Z Radkiem Sikorskim coś się dzieje. Jego własne pytanie o tabletki aż się narzuca. Zwłaszcza patrząc na jego najnowszy wpis na Twitterze. Z ruskim paszportem w roli głównej.
Po twitteorwym komentarzu, w którym Radek Sikorski dziękował USA za uszkodzenie gazociągu Nord Stream padło nawet pytanie czy jest on ruskim agentem, czy pożyczonym idiotą, czy popełnił „alkotweet”. Sikorski nie tylko nie schował się do przysłowiowej mysiej dziury, ale brnął w swoją narrację, dodając coś o „psychoprawicy”. Wygląda na to, że zamierza brnąć dalej.

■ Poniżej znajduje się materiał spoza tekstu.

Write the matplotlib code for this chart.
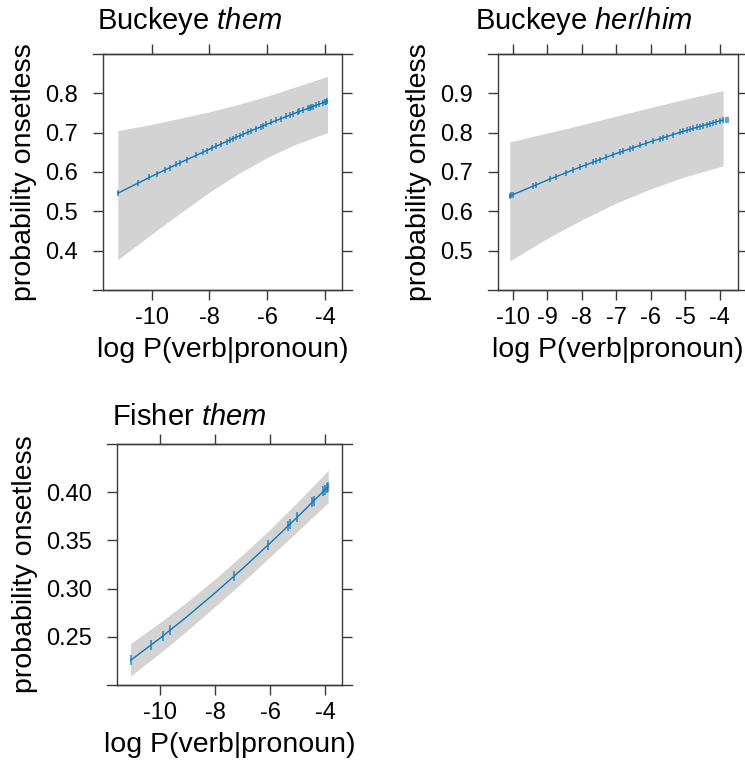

Możliwości jest kilka – albo Radek Sikorski zmienia zdanie, albo wyśmiewa, albo wobec konieczności przykręcenia kaloryferów, postanowił rozgrzać się jakimś napojem i przesadził z jego ilością. Dość, że zamieścił kolejny „zabawny” komentarz na Twitterze.
Radek i ruski paszport
Tym razem udostępnił mema przedstawiającego wyciek gazu ze strzałką wskazującą na rosyjski paszport i komentarzem: „Nienaruszony rosyjski paszport znaleziony pływający w bąbelkach”.
Warto zaznaczyć, że poprzedni wpis, z podziękowaniami za awarię dla Stanów Zjednoczonych, Sikorski usunął po tym, jak przez rosyjską propagandę oraz przez zwolenników tezy o „terrorystycznych działaniach USA”, a Departament Stanu USA nazwał takie działania jak Sikorskiego – wspieraniem rosyjskiej propagandy.
Ten typek tak ma?
Być może teraz Sikorski w kolejny „zabawny” sposób próbuje dać do zrozumienia, że za awarią stoją jednak Rosjanie (amerykańsko-żydowska żona zagroziła mu separacją od łoża i stołu), ale równie prawdopodobne jest, że wyśmiewa w ten sposób pojawiające się spekulacje, że rzeczywiście uszkodzenie gazociągu to robota Moskwy i nadal sugeruje, że jednak za zniszczeniem kluczowej dla Niemiec nitki gazowej stoją Stany Zjednoczone. W przypadku Sikorskiego obie możliwości są równie prawdopodobne.
Jedno jest pewne – udało mu się podtrzymać zainteresowanie swoją osobą. Być może jednak jest coś na rzeczy we wpisie mecenasa Roberta Smoktunowicza, w końcu dobrze znającego środowisko Platformy Obywatelskiej: „Agent, zdrajca lub człowiek wpływów Kremla? Bzdura!!! Po prostu udający światowca pozer i zakochany w sobie prostak o wydumanym ego. A nade wszystko całkowicie niekompetentny, z porażkami w tle pełnionych publicznych funkcji i wciąż aspirujący do bycia poważnym politykiem typek…”.
Najwyraźniej „ten typek po prostu tak ma”.
Gorzej, zwyczajniej, niebezpiecznie, oczywiście za pieniądze polskich podatników, po prostu: głupi.
A co na to jego
amerykańska żona
jak sam ją nazywa, rozwód?! Pisała o gułagach!